Ex-husband was nervous. Really nervous. I wasn’t, but at the same time, I had no idea what to expect. The first words out of teacher’s mouth were, “Well we have a very strong-willed young lady on our hands.” *Pause.* I don’t love “strong-willed” as it seems to have negative connotations in line with the bossy v. leadership skills debate. I straightened up in my seat ready to hear out whether this was a complaint, compliment, or simply a fact. I’ve heard it as all three.
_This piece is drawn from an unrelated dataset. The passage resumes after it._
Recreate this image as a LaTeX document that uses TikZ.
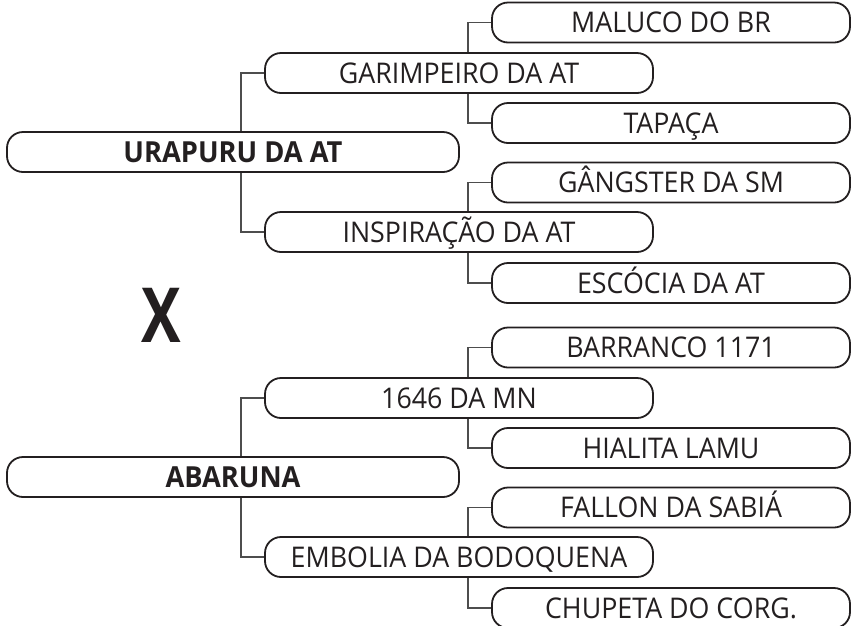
\documentclass[tikz,border=0pt]{standalone}
\usepackage{fontspec}
\setmainfont{Open Sans}[FakeStretch=0.94]
\newfontfamily\xfont{Open Sans}[FakeStretch=0.78]
\definecolor{ink}{HTML}{231F20}
\definecolor{connc}{HTML}{4D4D4D}
\begin{document}
\begin{tikzpicture}[x=1pt,y=-1pt,
  box/.style={draw=ink, text=ink, line width=1.8pt, rounded corners=16pt,
    minimum height=40pt, inner sep=0pt, text height=20pt, text depth=0pt,
    font=\fontsize{28.5}{30}\selectfont},
  lone/.style={box, minimum width=452pt, text height=21pt, font=\fontsize{29}{31}\selectfont\bfseries},
  ltwo/.style={box, minimum width=388pt},
  lthree/.style={box, minimum width=358pt},
  conn/.style={draw=connc, line width=1.2pt}]
\useasboundingbox (0,0) rectangle (851,625);
\fill[white] (0,0) rectangle (851,625);
% upper tree
\node[lone]   (U)   at (233,152)   {URAPURU DA AT};
\node[ltwo]   (G)   at (459,73)    {GARIMPEIRO DA AT};
\node[lthree] (MAL) at (671,22.5)  {MALUCO DO BR};
\node[lthree] (TAP) at (671,123)   {TAPAÇA};
\node[ltwo]   (INS) at (459,232)   {INSPIRAÇÃO DA AT};
\node[lthree] (GAN) at (671,182.5) {GÂNGSTER DA SM};
\node[lthree] (ESC) at (671,283)   {ESCÓCIA DA AT};
% lower tree
\node[lone]   (AB)  at (233,477)   {ABARUNA};
\node[ltwo]   (N)   at (459,398)   {1646 DA MN};
\node[lthree] (BAR) at (671,347.5) {BARRANCO 1171};
\node[lthree] (HIA) at (671,448)   {HIALITA LAMU};
\node[ltwo]   (EMB) at (459,557)   {EMBOLIA DA BODOQUENA};
\node[lthree] (FAL) at (671,507.5) {FALLON DA SABIÁ};
\node[lthree] (CHU) at (671,608)   {CHUPETA DO CORG.};
% versus
\node[anchor=base, text=ink, inner sep=0pt, font=\fontsize{76}{80}\xfont\bfseries] (X) at (161,342) {X};
% connector columns
\coordinate (va) at (241,0);
\coordinate (vb) at (468,0);
\draw[conn] (va |- U.north) |- (G.west);
\draw[conn] (va |- U.south) |- (INS.west);
\draw[conn] (vb |- G.north) |- (MAL.west);
\draw[conn] (vb |- G.south) |- (TAP.west);
\draw[conn] (vb |- INS.north) |- (GAN.west);
\draw[conn] (vb |- INS.south) |- (ESC.west);
\draw[conn] (va |- AB.north) |- (N.west);
\draw[conn] (va |- AB.south) |- (EMB.west);
\draw[conn] (vb |- N.north) |- (BAR.west);
\draw[conn] (vb |- N.south) |- (HIA.west);
\draw[conn] (vb |- EMB.north) |- (FAL.west);
\draw[conn] (vb |- EMB.south) |- (CHU.west);
\end{tikzpicture}
\end{document}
It was simply a fact. My S is strong and independent. Mrs. R went on to give us more details about S’s classroom behavior. She both tests and respects boundaries, especially once she knows the boundaries are there and why. She is a leader among her classmates. Her marks in all scholarly categories were above average. (Although frankly, I don’t care. She’s five. I’d rather have a kind, strong, helpful, creative and self-aware kid than some kid who is already proficiently reading.) She engages in all aspects of the kindergarten curriculum from phonics to computer lab to phys ed, and as per usual, she is (typically;)) a delight to be around. AND the teacher with a good 20+ years of experience repeatedly praised us for being attentive, involved, good parents working together to raise a great kid. BAM, bitches.
So there you have it folks. So far, so good. Despite what you may have read,almost-divorced, lesbian moms actually can raise well-adjusted, kind, intelligent, and all-around kick ass kids.